NEW YORK (NEWSnet/AP) — Overdue credit card debt is at the highest level in more than a decade.

The share of debt considered severely delinquent, more than 90 days overdue, rose to 10.7% during first quarter 2024, according to Federal Reserve Bank of New York.

Bruce McClary, senior vice president at National Foundation for Credit Counseling, says people who face delinquency should connect with a nonprofit credit counselor.

Nonprofits can help to create a debt-management plan that has a lower interest rate, no late fee and a single payment each month, McClary said. Those plans may involve a maintenance fee, but it usually is offset by overall savings on debt.

McClary and Martin Lynch, president of Financial Counseling Association of America, urge borrowers to negotiate directly with a credit card company regarding interest rates and long-term payment arrangements. It’s in a company’s best interest if you pay before a debt goes to collections.
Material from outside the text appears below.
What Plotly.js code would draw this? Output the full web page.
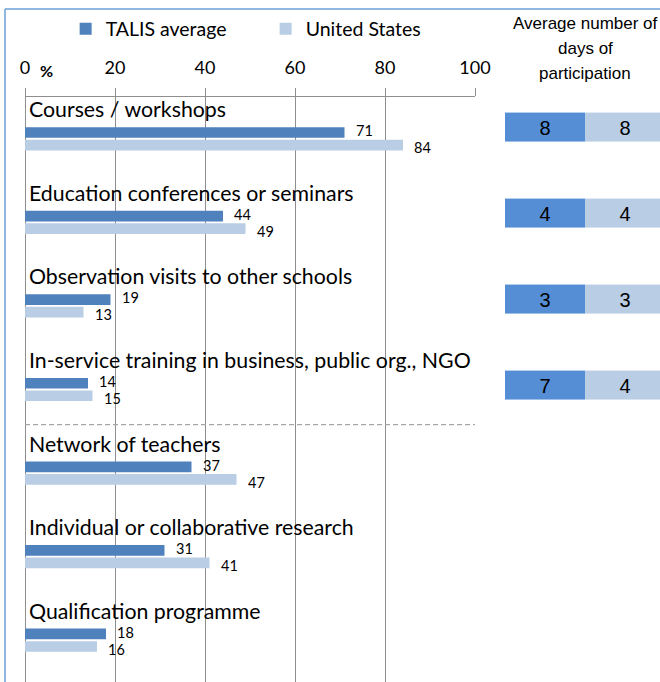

“The best thing to do is to reach out, give an honest assessment of your ability to pay over time, and ask what options are available to you both ‘on and off-the-menu,’” McClary said. That kind of phrasing can give creditors an opening to offer more flexibility, he said.

McClary and other experts say most credit card companies have hardship programs available.

The average annual interest rate on a new credit card is 24.71%, according to LendingTree, the highest since the company began tracking in 2019.